Two days passed before I could contact Curtiss. I told him I kept my Husky at Burt’s home ﬁeld, that most of my ﬂight time was in taildraggers, and while I didn’t want to stick my nose in anyone’s business, I felt duty bound to tell him what I had seen.
After listening to the story, Curtiss chuckled. “Burt called me after that ﬂight, and said he had a very bad day, and didn’t know why.” I didn’t understand the chuckle, but let it go.
“He needs some dual in that airplane,” I said, “and since you ﬂy with him I wanted you to know. I don’t want him to hurt himself or someone else.”
Curtiss thanked me for calling.
I didn’t see Lansing’s plane ﬂying again until a bright warm day this fall. It was in the pattern doing touch and goes in a very stable and precise manner. I noticed both seats were occupied, and later learned that the back seat had been ﬁlled by an instructor friend of mine who was very experienced in taildraggers, and ﬂies a Gulfstream G V internationally as his day job.
“He was pretty rusty at ﬁrst, and said he wasn’t comfortable in the airplane,” my Gulfstream friend said when I called to tell him the story, and see how his student was doing. “I think he’ll be okay with a little more dual. He’s been very busy with the store, and said he doesn’t have much time. I’ll give him a call in a while if he doesn’t call ﬁrst. Very nice guy.”

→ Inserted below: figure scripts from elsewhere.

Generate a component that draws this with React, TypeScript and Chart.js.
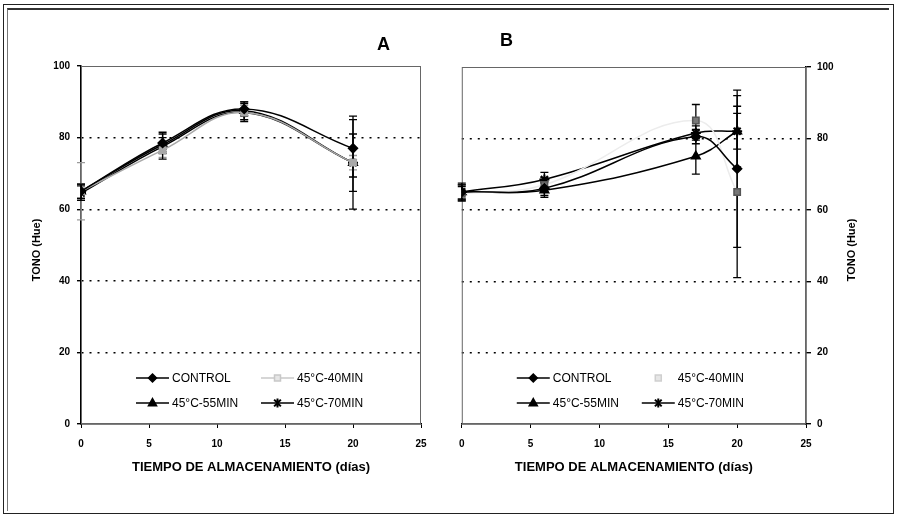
import React, { useEffect, useRef } from 'react';
import { Chart, registerables } from 'chart.js';

Chart.register(...registerables);

const seriesNames = ['CONTROL', '45°C-40MIN', '45°C-55MIN', '45°C-70MIN'];
const xTickValues = [0, 5, 10, 15, 20, 25];
const yTickValues = [0, 20, 40, 60, 80, 100];

// Panel A
const daysA = [0, 6, 12, 20];
const controlA = [65, 78.5, 88, 77];
const min40A = [65, 76.5, 87, 73];
const min55A = [65, 78, 87.5, 73];
const min70A = [64.5, 77.5, 87, 73];
const controlErrA = [2, 3, 2, 8];
const min40ErrA = [8, 2, 2, 2];
const min55ErrA = [2, 2, 2.5, 8];
const min70ErrA = [2, 3.5, 2.5, 13];

// Panel B
const daysB = [0, 6, 17, 20];
const controlB = [65, 66, 80.5, 71.5];
const min40B = [64.5, 67, 85, 65];
const min55B = [65, 65.5, 75, 82];
const min70B = [65, 68.5, 81.5, 82];
const controlErrB = [2.5, 2, 2, 22];
const min40ErrB = [2, 2, 4.5, 24];
const min55ErrB = [2, 2, 5, 5];
const min70ErrB = [2, 2, 2, 10];

const FONT = "'Liberation Sans', Arial, sans-serif";

type Series = { name: string; x: number[]; y: number[]; err: number[]; color: string; pointColor: string; errColor: string; style: string; radius: number; fill: string };

function drawMarker(ctx: CanvasRenderingContext2D, style: string, x: number, y: number, r: number, color: string, fill: string) {
  ctx.save();
  ctx.strokeStyle = color;
  ctx.fillStyle = fill;
  ctx.lineWidth = 1.5;
  ctx.beginPath();
  if (style === 'rectRot') {
    ctx.moveTo(x, y - r); ctx.lineTo(x + r, y); ctx.lineTo(x, y + r); ctx.lineTo(x - r, y); ctx.closePath();
    ctx.fill(); ctx.stroke();
  } else if (style === 'rect') {
    const s = r * 0.75;
    ctx.rect(x - s, y - s, 2 * s, 2 * s); ctx.fill(); ctx.stroke();
  } else if (style === 'triangle') {
    ctx.moveTo(x, y - r); ctx.lineTo(x + r * 0.9, y + r * 0.6); ctx.lineTo(x - r * 0.9, y + r * 0.6); ctx.closePath();
    ctx.fill(); ctx.stroke();
  } else {
    ctx.lineWidth = 2;
    const d = r * 0.75;
    ctx.moveTo(x - d, y - d); ctx.lineTo(x + d, y + d);
    ctx.moveTo(x + d, y - d); ctx.lineTo(x - d, y + d);
    ctx.moveTo(x, y - r); ctx.lineTo(x, y + r);
    ctx.stroke();
  }
  ctx.restore();
}

function makeChart(canvas: HTMLCanvasElement, series: Series[], side: 'left' | 'right', legendLineColors: string[]) {
  const datasets = series.map((s) => ({
    label: s.name,
    data: s.x.map((xv, i) => ({ x: xv, y: s.y[i] })),
    borderColor: s.color,
    backgroundColor: s.fill,
    pointBorderColor: s.pointColor,
    pointBackgroundColor: s.fill,
    pointStyle: s.style as any,
    pointRadius: s.radius,
    pointBorderWidth: s.style === 'star' ? 2 : 1.5,
    borderWidth: 1.5,
    tension: 0.4,
    fill: false,
  }));

  const errorBars = {
    id: 'errorBars',
    beforeDatasetsDraw(chart: any) {
      const { ctx } = chart;
      const xs = chart.scales.x;
      const ys = chart.scales.y;
      series.forEach((s) => {
        ctx.save();
        ctx.strokeStyle = s.errColor;
        ctx.lineWidth = 1.3;
        s.x.forEach((xv, i) => {
          const px = xs.getPixelForValue(xv);
          const top = ys.getPixelForValue(s.y[i] + s.err[i]);
          const bot = ys.getPixelForValue(s.y[i] - s.err[i]);
          ctx.beginPath();
          ctx.moveTo(px, top); ctx.lineTo(px, bot);
          ctx.moveTo(px - 4, top); ctx.lineTo(px + 4, top);
          ctx.moveTo(px - 4, bot); ctx.lineTo(px + 4, bot);
          ctx.stroke();
        });
        ctx.restore();
      });
    },
  };

  const frameAndLegend = {
    id: 'frameAndLegend',
    beforeDatasetsDraw(chart: any) {
      const { ctx, chartArea: a } = chart;
      ctx.save();
      ctx.strokeStyle = '#666';
      ctx.lineWidth = 1;
      ctx.strokeRect(a.left + 0.5, a.top + 0.5, a.right - a.left - 1, a.bottom - a.top - 1);
      ctx.restore();
    },
    afterDraw(chart: any) {
      const { ctx, chartArea: a } = chart;
      ctx.save();
      ctx.font = `12px ${FONT}`;
      ctx.textBaseline = 'middle';
      ctx.textAlign = 'left';
      const cols = [a.left + 55, a.left + 180];
      const rows = [a.bottom - 46, a.bottom - 21];
      series.forEach((s, i) => {
        const lx = cols[i % 2];
        const ly = rows[Math.floor(i / 2)];
        ctx.strokeStyle = legendLineColors[i];
        ctx.lineWidth = 1.5;
        ctx.beginPath();
        ctx.moveTo(lx, ly); ctx.lineTo(lx + 33, ly);
        ctx.stroke();
        const mc = legendLineColors[i] === '#ffffff' ? '#cfcfcf' : legendLineColors[i];
        drawMarker(ctx, s.style, lx + 16.5, ly, s.radius - 0.5, mc, legendLineColors[i] === '#000' ? '#000' : '#e6e6e6');
        ctx.fillStyle = '#000';
        ctx.fillText(s.name, lx + 36, ly + 1);
      });
      ctx.restore();
      ctx.save();
      ctx.font = `bold 11px ${FONT}`;
      ctx.fillStyle = '#000';
      ctx.textAlign = 'center';
      ctx.textBaseline = 'middle';
      const tx = side === 'left' ? 37 : a.right + 46;
      ctx.translate(tx, 250);
      ctx.rotate(-Math.PI / 2);
      ctx.fillText('TONO (Hue)', 0, 0);
      ctx.restore();
    },
  };

  const yWidth = side === 'left' ? 81 : 70;

  return new Chart(canvas, {
    type: 'line',
    data: { datasets },
    options: {
      responsive: false,
      animation: false,
      devicePixelRatio: 1,
      layout: {
        padding: side === 'left'
          ? { left: 0, top: 66, right: 28, bottom: 32 }
          : { left: 10, top: 67, right: 22, bottom: 32 },
      },
      plugins: { legend: { display: false }, tooltip: { enabled: false } },
      scales: {
        x: {
          type: 'linear',
          min: 0,
          max: 25,
          afterBuildTicks: (scale: any) => { scale.ticks = xTickValues.map((v) => ({ value: v })); },
          ticks: { color: '#000', font: { family: FONT, size: 10, weight: 'bold' }, padding: 10, maxRotation: 0 },
          grid: { drawOnChartArea: false, drawTicks: true, tickLength: 4, color: '#000' },
          border: { display: true, color: '#000', width: 1.5 },
          title: {
            display: true,
            text: 'TIEMPO DE ALMACENAMIENTO (días)',
            color: '#000',
            font: { family: FONT, size: 13, weight: 'bold' },
            padding: { top: 0, bottom: 9 },
          },
          afterFit: (scale: any) => { scale.height = 60; },
        },
        y: {
          type: 'linear',
          position: side,
          min: 0,
          max: 100,
          afterBuildTicks: (scale: any) => { scale.ticks = yTickValues.map((v) => ({ value: v })); },
          ticks: { color: '#000', font: { family: FONT, size: 10, weight: 'bold' }, padding: side === 'left' ? 7 : 6 },
          grid: {
            drawTicks: true,
            tickLength: side === 'left' ? 4 : 5,
            tickColor: '#000',
            lineWidth: 1.4,
            color: (c: any) => (c.tick && (c.tick.value === 0 || c.tick.value === 100) ? 'rgba(0,0,0,0)' : '#000'),
          },
          border: { display: true, color: '#000', width: 1.5, dash: [2, 6] },
          afterFit: (scale: any) => { scale.width = yWidth; },
        },
      },
    },
    plugins: [frameAndLegend, errorBars],
  } as any);
}

export default function App() {
  const refA = useRef<HTMLCanvasElement>(null);
  const refB = useRef<HTMLCanvasElement>(null);

  useEffect(() => {
    document.body.style.margin = '0';
    const seriesA: Series[] = [
      { name: seriesNames[0], x: daysA, y: controlA, err: controlErrA, color: '#000', pointColor: '#000', errColor: '#000', style: 'rectRot', radius: 4.5, fill: '#000' },
      { name: seriesNames[1], x: daysA, y: min40A, err: min40ErrA, color: '#a8a8a8', pointColor: '#a8a8a8', errColor: '#9a9a9a', style: 'rect', radius: 4.5, fill: '#a8a8a8' },
      { name: seriesNames[2], x: daysA, y: min55A, err: min55ErrA, color: '#000', pointColor: '#000', errColor: '#000', style: 'triangle', radius: 5, fill: '#000' },
      { name: seriesNames[3], x: daysA, y: min70A, err: min70ErrA, color: '#000', pointColor: '#000', errColor: '#000', style: 'star', radius: 5, fill: '#000' },
    ];
    const seriesB: Series[] = [
      { name: seriesNames[0], x: daysB, y: controlB, err: controlErrB, color: '#000', pointColor: '#000', errColor: '#000', style: 'rectRot', radius: 4.5, fill: '#000' },
      { name: seriesNames[1], x: daysB, y: min40B, err: min40ErrB, color: '#ececec', pointColor: '#555', errColor: '#000', style: 'rect', radius: 4.5, fill: '#777' },
      { name: seriesNames[2], x: daysB, y: min55B, err: min55ErrB, color: '#000', pointColor: '#000', errColor: '#000', style: 'triangle', radius: 5, fill: '#000' },
      { name: seriesNames[3], x: daysB, y: min70B, err: min70ErrB, color: '#000', pointColor: '#000', errColor: '#000', style: 'star', radius: 5, fill: '#000' },
    ];
    const cA = makeChart(refA.current!, seriesA, 'left', ['#000', '#c8c8c8', '#000', '#000']);
    const cB = makeChart(refB.current!, seriesB, 'right', ['#000', '#ffffff', '#000', '#000']);
    return () => { cA.destroy(); cB.destroy(); };
  }, []);

  const letter: React.CSSProperties = { position: 'absolute', fontFamily: FONT, fontWeight: 'bold', fontSize: 18, lineHeight: '20px', color: '#000' };

  return (
    <div style={{ position: 'absolute', left: 0, top: 0, width: 898, height: 516, background: '#fff', overflow: 'hidden' }}>
      <div style={{ position: 'absolute', left: 3, top: 4, width: 889, height: 508, border: '1px solid #222' }} />
      <div style={{ position: 'absolute', left: 7, top: 8, width: 881, height: 501, borderTop: '2px solid #333', borderLeft: '1px solid #777' }} />
      <canvas ref={refA} width={449} height={516} style={{ position: 'absolute', left: 0, top: 0, width: 449, height: 516 }} />
      <canvas ref={refB} width={449} height={516} style={{ position: 'absolute', left: 449, top: 0, width: 449, height: 516 }} />
      <div style={{ ...letter, left: 377, top: 34 }}>A</div>
      <div style={{ ...letter, left: 500, top: 30 }}>B</div>
    </div>
  );
}
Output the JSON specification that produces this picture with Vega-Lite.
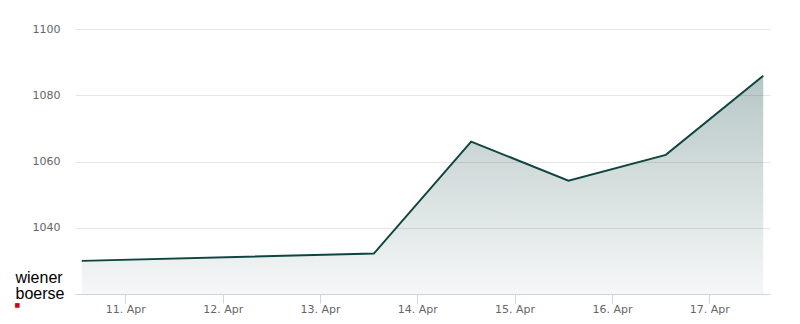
{
  "$schema": "https://vega.github.io/schema/vega-lite/v6.json",
  "width": 695,
  "height": 265,
  "autosize": {"type": "none"},
  "padding": {"left": 75, "top": 29, "right": 30, "bottom": 30},
  "background": "#ffffff",
  "config": {"view": {"stroke": null}},
  "data": {
    "values": [
      {"date": "2020-04-10T13:15:00Z", "value": 1030.0},
      {"date": "2020-04-13T13:17:00Z", "value": 1032.2},
      {"date": "2020-04-14T13:17:00Z", "value": 1066.0},
      {"date": "2020-04-15T13:17:00Z", "value": 1054.2},
      {"date": "2020-04-16T13:17:00Z", "value": 1062.0},
      {"date": "2020-04-17T13:19:00Z", "value": 1085.9}
    ]
  },
  "encoding": {
    "x": {
      "field": "date",
      "type": "temporal",
      "scale": {
        "type": "utc",
        "domain": ["2020-04-10T11:35:00Z", "2020-04-17T14:59:00Z"]
      },
      "axis": {
        "title": "■",
        "titleColor": "#d5001c",
        "titleFont": "DejaVu Sans",
        "titleFontSize": 6,
        "titleFontWeight": "normal",
        "titleAlign": "left",
        "titleBaseline": "bottom",
        "titleAngle": 0,
        "titleX": -61,
        "titleY": 13,
        "format": "%d. %b",
        "tickCount": {"interval": "day", "step": 1},
        "grid": false,
        "domainColor": "#ccd6eb",
        "domainWidth": 1,
        "tickColor": "#ccd6eb",
        "tickSize": 9,
        "labelFont": "DejaVu Sans",
        "labelFontSize": 11,
        "labelColor": "#666666",
        "labelPadding": 0,
        "labelFlush": false
      }
    },
    "y": {
      "field": "value",
      "type": "quantitative",
      "scale": {"domain": [1020, 1100], "nice": false, "zero": false},
      "axis": {
        "values": [1040, 1060, 1080, 1100],
        "format": "d",
        "title": ["wiener", "boerse"],
        "titleColor": "#000000",
        "titleFont": "Liberation Sans",
        "titleFontSize": 16,
        "titleFontWeight": "normal",
        "titleLineHeight": 16,
        "titleAngle": 0,
        "titleAlign": "left",
        "titleBaseline": "alphabetic",
        "titleX": -60,
        "titleY": 253,
        "domain": false,
        "ticks": false,
        "tickSize": 0,
        "labelPadding": 15,
        "labelFont": "DejaVu Sans",
        "labelFontSize": 11,
        "labelColor": "#666666",
        "gridColor": "#e6e6e6",
        "gridWidth": 1
      }
    }
  },
  "layer": [
    {
      "mark": {
        "type": "area",
        "color": {
          "gradient": "linear",
          "x1": 0, "y1": 0, "x2": 0, "y2": 1,
          "stops": [
            {"offset": 0, "color": "rgba(14,69,64,0.3)"},
            {"offset": 1, "color": "rgba(14,69,64,0.04)"}
          ]
        }
      },
      "encoding": {"y2": {"datum": 1020}}
    },
    {
      "mark": {"type": "line", "color": "#0e4540", "strokeWidth": 2}
    }
  ]
}
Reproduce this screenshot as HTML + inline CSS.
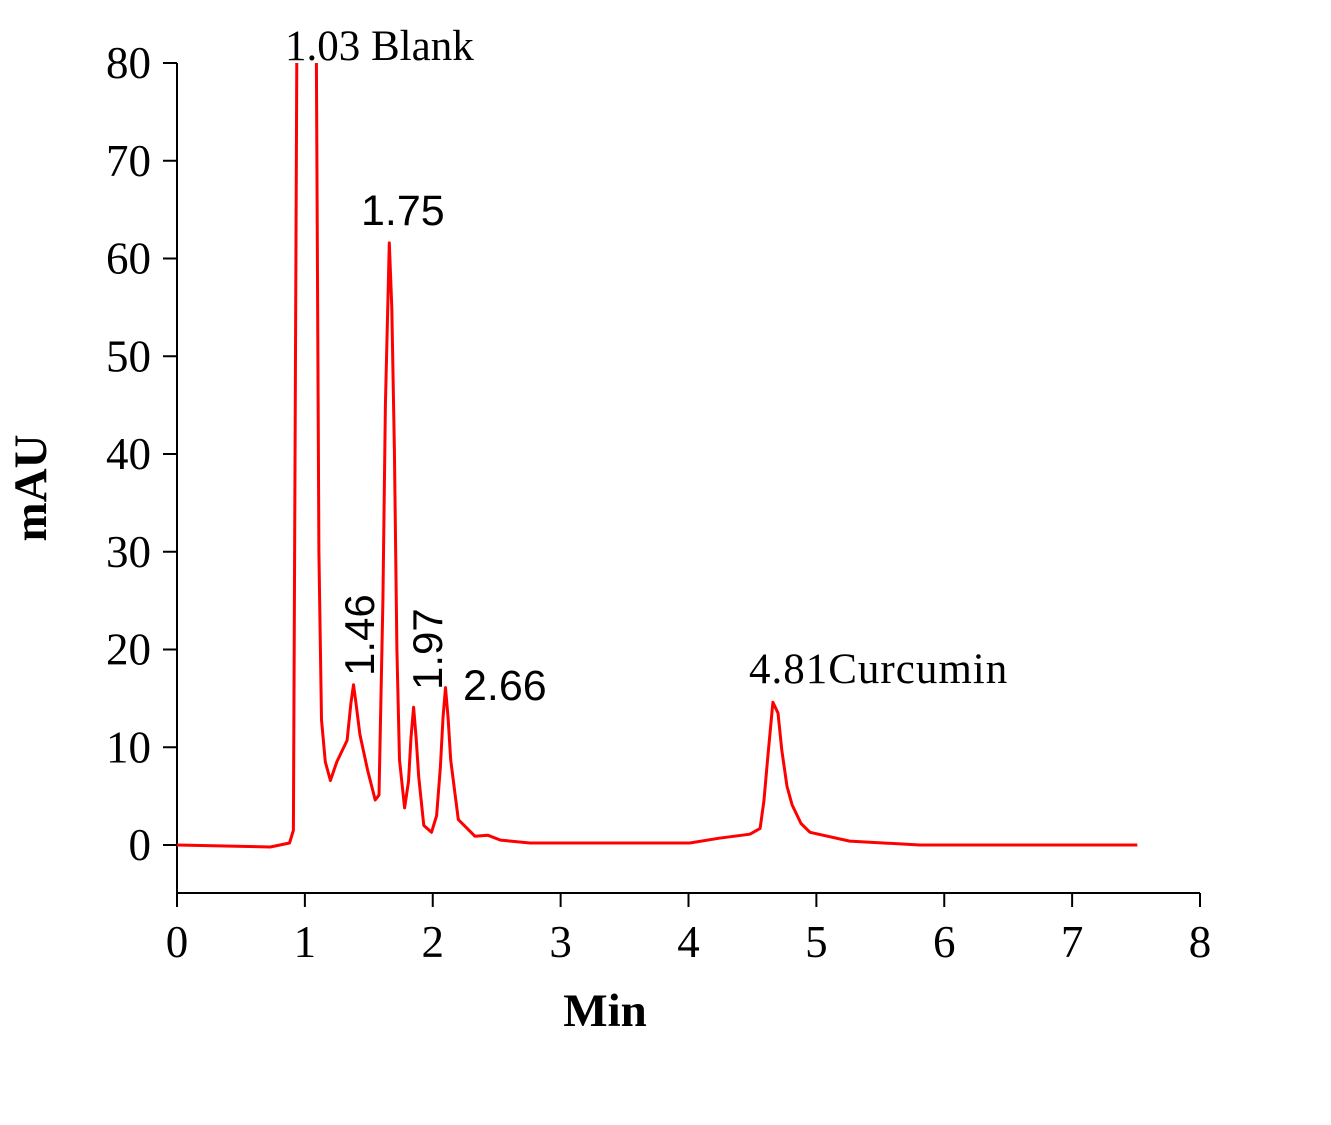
<!DOCTYPE html>
<html><head><meta charset="utf-8"><style>body{margin:0;background:#fff}svg{display:block}</style></head>
<body>
<svg id="chart" width="1331" height="1125" xmlns="http://www.w3.org/2000/svg" font-family="Liberation Serif, serif">
<defs><clipPath id="clip"><rect x="170" y="63" width="1040" height="830"/></clipPath></defs>
<g id="axes"></g>
<path id="trace" fill="none" stroke="#ff0000" stroke-width="3" stroke-linejoin="round" clip-path="url(#clip)"/>
<text x="285" y="60" font-size="43">1.03 Blank</text>
<text x="361" y="225" font-size="43" font-family="Liberation Sans, sans-serif">1.75</text>
<text transform="translate(374,676) rotate(-90)" font-size="42" font-family="Liberation Sans, sans-serif">1.46</text>
<text transform="translate(442,690) rotate(-90)" font-size="42" font-family="Liberation Sans, sans-serif">1.97</text>
<text x="463" y="700" font-size="43" font-family="Liberation Sans, sans-serif">2.66</text>
<text x="749" y="683" font-size="43" letter-spacing="1">4.81Curcumin</text>
<text x="605" y="1026" font-size="47" font-weight="bold" text-anchor="middle">Min</text>
<text transform="translate(46,488) rotate(-90)" font-size="47" font-weight="bold" text-anchor="middle">mAU</text>
</svg>
<script>
const times=[0,0.73,0.88,0.91,0.95,1.01,1.07,1.09,1.11,1.13,1.16,1.20,1.25,1.33,1.36,1.38,1.40,1.43,1.49,1.55,1.58,1.61,1.63,1.66,1.68,1.70,1.72,1.74,1.78,1.81,1.83,1.85,1.87,1.89,1.93,1.99,2.03,2.06,2.08,2.10,2.12,2.14,2.20,2.33,2.43,2.53,2.76,4.01,4.24,4.48,4.56,4.59,4.62,4.66,4.70,4.73,4.77,4.81,4.88,4.95,5.26,5.81,7.51];
const values=[0,-0.2,0.2,1.5,120,300,120,80,30,12.8,8.5,6.6,8.5,10.7,14.5,16.4,14.5,11.3,7.7,4.6,5.1,25,45,61.6,55,40.4,20,8.7,3.8,6.5,11,14.1,11,7,2,1.3,3,8,13,16.1,13,8.7,2.6,0.9,1.0,0.5,0.2,0.2,0.7,1.1,1.7,4.5,9,14.6,13.5,9.7,6,4.1,2.2,1.3,0.4,0,0];
const xTicks=[0,1,2,3,4,5,6,7,8];
const yTicks=[0,10,20,30,40,50,60,70,80];
const X=t=>177+t*(1200-177)/8;
const Y=v=>845-v*(845-63)/80;
const ns="http://www.w3.org/2000/svg";
const ax=document.getElementById('axes');
function mk(tag,attrs,parent){const e=document.createElementNS(ns,tag);for(const k in attrs)e.setAttribute(k,attrs[k]);parent.appendChild(e);return e;}
let l=mk('line',{x1:177,y1:63,x2:177,y2:893,stroke:'#000','stroke-width':2},ax);


l=mk('line',{x1:177,y1:893,x2:1200,y2:893,stroke:'#000','stroke-width':2},ax);


xTicks.forEach(t=>{
 const tk=mk('line',{x1:X(t),y1:893,x2:X(t),y2:907,stroke:'#000','stroke-width':2},ax);
 
 
 const tx=mk('text',{x:X(t),y:957,'font-size':45,'text-anchor':'middle'},ax);
 tx.textContent=t;
 
 
});
yTicks.forEach(v=>{
 const tk=mk('line',{x1:163,y1:Y(v),x2:177,y2:Y(v),stroke:'#000','stroke-width':2},ax);
 
 
 const tx=mk('text',{x:151,y:Y(v)+15,'font-size':45,'text-anchor':'end'},ax);
 tx.textContent=v;
 
 
});
document.getElementById('trace').setAttribute('d',times.map((t,i)=>(i?'L':'M')+X(t).toFixed(1)+','+Y(values[i]).toFixed(1)).join(''));
</script>
</body></html>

Whether it was my original phone call to Lansing’s instructor at Orchard that caused him to get more dual, or simply that he had scared himself into doing so I’ll never know, but I felt that I had done as much as I could to help Lansing, and to keep my conscience clear. So far Case 2 has had a happy ending.
The line between trying to help and being a nosey know-it-all is narrow. Frankly, haven’t we all been in situations where good fortune more than consummate skill got us through? A little soul searching before criticizing others might make us all better pilots. Yet, you can’t in good conscience see an accident waiting to happen and do nothing. What to do is a judgment call. In Case 1, perhaps at some point after Dixon’s attitude and habits had become clear someone as a last resort should have contacted an FAA accident prevention specialist. No one likes to call in the Feds, but in Dixon’s case it could have forced him to either give it up or get better. Perhaps. Perhaps not. But worth a try.
It’s hard to be your brother’s keeper if your brother doesn’t want to be kept. Dixon and Lansing were similar in that each was very successful in their careers due to their own abilities and hard work. The difference was that Dixon refused to acknowledge that he needed help. Lansing did. He is still alive.